##### Data provided
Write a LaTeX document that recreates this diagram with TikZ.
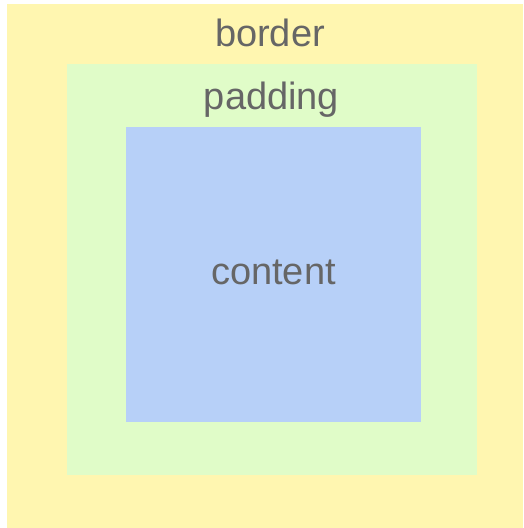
\documentclass[tikz,border=0pt]{standalone}
\usepackage{fontspec}
\setmainfont{Liberation Sans}
\usepackage{tikz}
\usetikzlibrary{positioning}
\definecolor{borderyellow}{RGB}{255,246,176}
\definecolor{paddinggreen}{RGB}{224,252,200}
\definecolor{contentblue}{RGB}{183,208,248}
\definecolor{labelgray}{RGB}{102,102,102}
\tikzset{
    %Define style for boxes
    layer/.style={
           rectangle,
           draw=none,
           inner sep=0pt,
           outer sep=0pt},
    %Define style for labels
    lbl/.style={
           anchor=base,
           inner sep=0pt,
           text=labelgray,
           font=\fontsize{38}{45}\selectfont}
}
\begin{document}
\begin{tikzpicture}[x=1pt,y=1pt]
\useasboundingbox (0,0) rectangle (523,528);
\node[layer, fill=borderyellow, minimum width=516pt, minimum height=524pt] (border) at (265,262) {};
\node[layer, fill=paddinggreen, minimum width=410pt, minimum height=411pt] (padding) at (272,258.5) {};
\node[layer, fill=contentblue, minimum width=295pt, minimum height=295pt] (content) at (273.5,253.5) {};
\node[lbl] (borderlbl) at (270,481) {border};
\node[lbl] (paddinglbl) at (271.5,418) {padding};
\node[lbl] (contentlbl) at (273.5,243) {content};
\end{tikzpicture}
\end{document}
##########
Exercise directions → Transcribe the full listing character for character. Pictures are excluded.

The completed task →
Write a LaTeX document that recreates this diagram with TikZ.
\documentclass[tikz,border=0pt]{standalone}
\usepackage{fontspec}
\setmainfont{Liberation Sans}
\usepackage{tikz}
\usetikzlibrary{positioning}
\definecolor{borderyellow}{RGB}{255,246,176}
\definecolor{paddinggreen}{RGB}{224,252,200}
\definecolor{contentblue}{RGB}{183,208,248}
\definecolor{labelgray}{RGB}{102,102,102}
\tikzset{
    %Define style for boxes
    layer/.style={
           rectangle,
           draw=none,
           inner sep=0pt,
           outer sep=0pt},
    %Define style for labels
    lbl/.style={
           anchor=base,
           inner sep=0pt,
           text=labelgray,
           font=\fontsize{38}{45}\selectfont}
}
\begin{document}
\begin{tikzpicture}[x=1pt,y=1pt]
\useasboundingbox (0,0) rectangle (523,528);
\node[layer, fill=borderyellow, minimum width=516pt, minimum height=524pt] (border) at (265,262) {};
\node[layer, fill=paddinggreen, minimum width=410pt, minimum height=411pt] (padding) at (272,258.5) {};
\node[layer, fill=contentblue, minimum width=295pt, minimum height=295pt] (content) at (273.5,253.5) {};
\node[lbl] (borderlbl) at (270,481) {border};
\node[lbl] (paddinglbl) at (271.5,418) {padding};
\node[lbl] (contentlbl) at (273.5,243) {content};
\end{tikzpicture}
\end{document}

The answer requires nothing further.